Investigation Of In Vivo RNA-Protein Interactions Using Individual Nucleotide Resolution Cross-Linking Immunoprecipitation (ICLIP)
- Author(s): Howard, Jonathan Michael;
- Advisor(s): Sanford, Jeremy R;
- et al.
Eukaryotic gene expression involves a complex system of checkpoints that regulate RNA biogenesis, maturation, and localization. Along the way, these RNA will encounter a host of trans-acting factors, collectively known as RNA binding proteins (RBPs), which will govern the fate of RNA at each stage of gene expression. These RNA-protein interactions are the principal regulators of post-transcriptional control and are critical to the accurate expression of human genes. Misregulation of these interactions has been seen to be highly associated with several neurological disorders, cancer and inflammatory diseases. However, the regulatory mechanisms by which RBP function in the context of their RNA associations remains less understood. For my dissertation, I studied the RNA-protein interactions of a small set of proteins involved in the global regulation of transcription, processing and stability of the cellular transcriptome.

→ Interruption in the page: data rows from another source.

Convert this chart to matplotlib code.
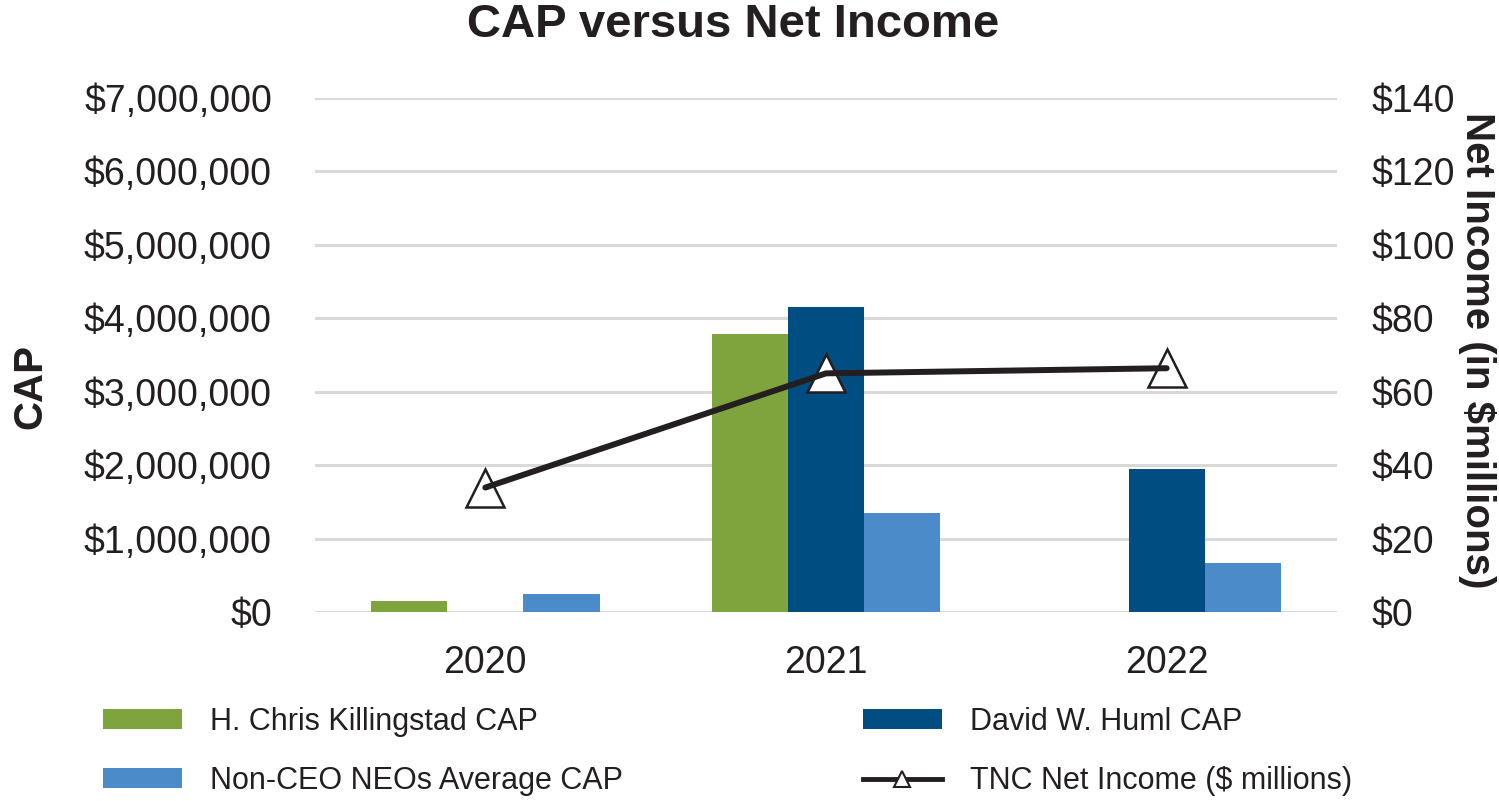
import numpy as np
import matplotlib.pyplot as plt
from matplotlib.ticker import FuncFormatter
from matplotlib.lines import Line2D

plt.rcParams['font.family'] = ['Liberation Sans', 'DejaVu Sans']

# chart data
years = ['2020', '2021', '2022']
killingstad_cap = [150000, 3790000, np.nan]
huml_cap = [np.nan, 4160000, 1950000]
non_ceo_cap = [245000, 1350000, 670000]
net_income = [33.9, 65.0, 66.4]   # $ millions

green = '#7FA33D'
dark_blue = '#004E81'
light_blue = '#4C8BC9'
grid_col = '#D9D9D9'
ink = '#231F20'

fig = plt.figure(figsize=(14.99, 8.01), dpi=100)
ax = fig.add_axes([315/1499, 1-612/801, (1337-315)/1499, (612-98)/801])
ax2 = ax.twinx()

x = np.arange(len(years))
w = 0.224
b1 = ax.bar(x - w, killingstad_cap, w, color=green, zorder=2)
b2 = ax.bar(x, huml_cap, w, color=dark_blue, zorder=2)
b3 = ax.bar(x + w, non_ceo_cap, w, color=light_blue, zorder=2)

ax.set_xlim(-0.5, 2.5)
ax.set_ylim(0, 7000000)
ax.set_yticks(np.arange(0, 7000001, 1000000))
ax.yaxis.set_major_formatter(FuncFormatter(lambda v, p: '${:,.0f}'.format(v)))
ax.set_xticks(x)
ax.set_xticklabels(years)
ax.grid(axis='y', color=grid_col, linewidth=2.2, zorder=0)
ax.set_axisbelow(True)
for s in ax.spines.values():
    s.set_visible(False)
ax.tick_params(axis='both', length=0, labelsize=27, colors=ink)
ax.tick_params(axis='y', pad=31)
ax.tick_params(axis='x', pad=24)

# net income on the right axis: markers under the line
ax2.plot(x, net_income, linestyle='none', marker='^', markersize=27,
         markerfacecolor='white', markeredgecolor=ink, markeredgewidth=1.8, zorder=3)
ax2.plot(x, net_income, color=ink, linewidth=4.3, solid_capstyle='round', zorder=4)
ax2.set_ylim(0, 140)
ax2.set_yticks(np.arange(0, 141, 20))
ax2.yaxis.set_major_formatter(FuncFormatter(lambda v, p: '${:.0f}'.format(v)))
for s in ax2.spines.values():
    s.set_visible(False)
ax2.tick_params(axis='y', length=0, labelsize=27, colors=ink, pad=25)

fig.text(733/1499, 1-25/801, 'CAP versus Net Income', ha='center', va='center',
         fontsize=34, fontweight='bold', color=ink)
fig.text(30/1499, 1-386/801, 'CAP', rotation=90, ha='center', va='center',
         fontsize=29, fontweight='bold', color=ink)
fig.text(1477/1499, 1-350/801, 'Net Income (in $millions)', rotation=-90,
         ha='center', va='center', fontsize=29, fontweight='bold', color=ink)

line_handle = Line2D([], [], color=ink, linewidth=3.5, marker='^', markersize=12,
                     markerfacecolor='white', markeredgecolor=ink, markeredgewidth=1.5)
handles = [b1, b3, b2, line_handle]
labels = ['H. Chris Killingstad CAP', 'Non-CEO NEOs Average CAP',
          'David W. Huml CAP', 'TNC Net Income ($ millions)']
leg = fig.legend(handles, labels, ncol=2, loc='upper left',
                 bbox_to_anchor=(103/1499, 1-707/801), frameon=False,
                 fontsize=22, handlelength=2.6, handleheight=0.65, handletextpad=0.9,
                 columnspacing=7.85, labelspacing=0.95, borderpad=0, borderaxespad=0)
for t in leg.get_texts():
    t.set_color(ink)

fig.savefig('out.png', dpi=100)
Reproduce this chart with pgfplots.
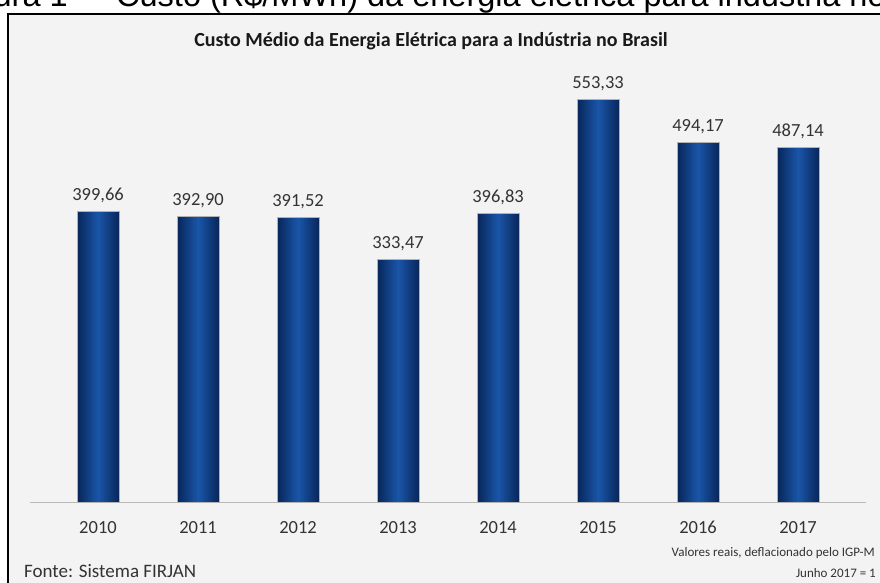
\documentclass[border=0pt]{standalone}
\usepackage{pgfplots}
\pgfplotsset{compat=1.18}
\usepackage{fontspec}
\setmainfont{Carlito}
\newfontfamily\arialfont{Liberation Sans}
\definecolor{bgc}{HTML}{F3F3F3}
\definecolor{bardark}{HTML}{08265A}
\definecolor{barlight}{HTML}{1A56A8}
\definecolor{txt}{HTML}{333333}
\begin{document}
\begin{tikzpicture}[x=1pt,y=1pt]
\useasboundingbox (0,0) rectangle (880,583);
\begin{scope}
\clip (0,0) rectangle (880,583);
\fill[white] (0,0) rectangle (880,583);
\node[anchor=base west, inner sep=0pt, font=\arialfont\fontsize{32.5}{36}\selectfont] at (116,576) {Custo (R\$/MWh) da energia elétrica para indústria no Brasil};
\node[anchor=base east, inner sep=0pt, font=\arialfont\fontsize{32.5}{36}\selectfont] at (95,576) {Figura 1 –};
\filldraw[fill=bgc, draw=black, line width=2pt] (8,-20) rectangle (900,569);
\end{scope}
\node[anchor=base, inner sep=0pt, font=\fontsize{20}{24}\selectfont\bfseries, text=black!90] at (431,536) {Custo Médio da Energia Elétrica para a Indústria no Brasil};
\node[anchor=base west, inner sep=0pt, font=\fontsize{19}{22}\selectfont, text=txt] at (24,5) {Fonte: Sistema FIRJAN};
\node[anchor=base east, inner sep=0pt, font=\fontsize{13}{15}\selectfont, text=txt] at (875,26) {Valores reais, deflacionado pelo IGP-M};
\node[anchor=base east, inner sep=0pt, font=\fontsize{13}{15}\selectfont, text=txt] at (876,5) {Junho 2017 = 1};
\begin{axis}[
  at={(98,110.4)}, anchor=origin, scale only axis,
  width=836pt, height=437.4pt,
  xmin=-0.68, xmax=7.68, ymin=0, ymax=600,
  axis y line=none, axis x line*=bottom,
  x axis line style={draw=gray!55, line width=1.2pt, -},
  xtick={0,1,2,3,4,5,6,7}, xticklabels={2010,2011,2012,2013,2014,2015,2016,2017},
  major tick length=0pt,
  xticklabel style={anchor=base, yshift=-31pt, font=\fontsize{18.5}{22}\selectfont, text=txt},
  ybar, bar width=42pt, bar shift=0pt,
  clip=false,
  nodes near coords={\pgfmathprintnumber[fixed, fixed zerofill, precision=2, use comma, assume math mode=true]{\pgfplotspointmeta}},
  nodes near coords style={anchor=base, yshift=10.5pt, font=\fontsize{18.5}{22}\selectfont, text=txt},
  mybar/.style={draw=gray!60, line width=0.5pt, left color=bardark, right color=bardark, middle color=barlight},
]
\addplot[mybar] coordinates {(0,399.66)};
\addplot[mybar] coordinates {(1,392.90)};
\addplot[mybar] coordinates {(2,391.52)};
\addplot[mybar] coordinates {(3,333.47)};
\addplot[mybar] coordinates {(4,396.83)};
\addplot[mybar] coordinates {(5,553.33)};
\addplot[mybar] coordinates {(6,494.17)};
\addplot[mybar] coordinates {(7,487.14)};
\end{axis}
\end{tikzpicture}
\end{document}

In order to interrogate the global RNA interactions of the proteins of interest, I performed a technique called individual nucleotide resolution crosslinking immunoprecipitation, or iCLIP. This technique takes advantage of photoreactive amino acids and nucleic acids in order to capture the in situ RNA-protein interactions of endogenous factors from both cell culture and tissue samples. Partial RNase digestion, stringent purification conditions, and advantageous use of reverse transcriptase difficulty reading through protein adducts allow for direct identification both the genomic origin of the CLIP RNA and the exact crosslinking site of the RNA-binding protein of interest at high specificity. These data form a functional RNA-protein interaction map to elucidate putative molecular roles for any RBP. I have used this technique on three separate projects in order to elucidate the mechanisms by which these RNA binding proteins regulate their targets and interact and modulate the binding of other RNA-binding proteins. First, I studied the effects of modulating the cellular levels of a splicing repressor, hnRNP A1, on the RNA recognition and binding of two splicing enhancer, U2AF65 and SRSF1, and the subsequent changes in pre-mRNA splicing. Secondly, in two concurrent collaborations, I elucidated the endogenous RNA binding targets of IGF2BP3, an oncofetal RBP whose up-regulation is associated with aggressive pancreatic cancer and B-cell leukemia. Finally, I elucidated the effects of human disease-associated genetic mutations on RNA-protein interactions in the context of pre-mRNA splicing. These studies are discussed herein.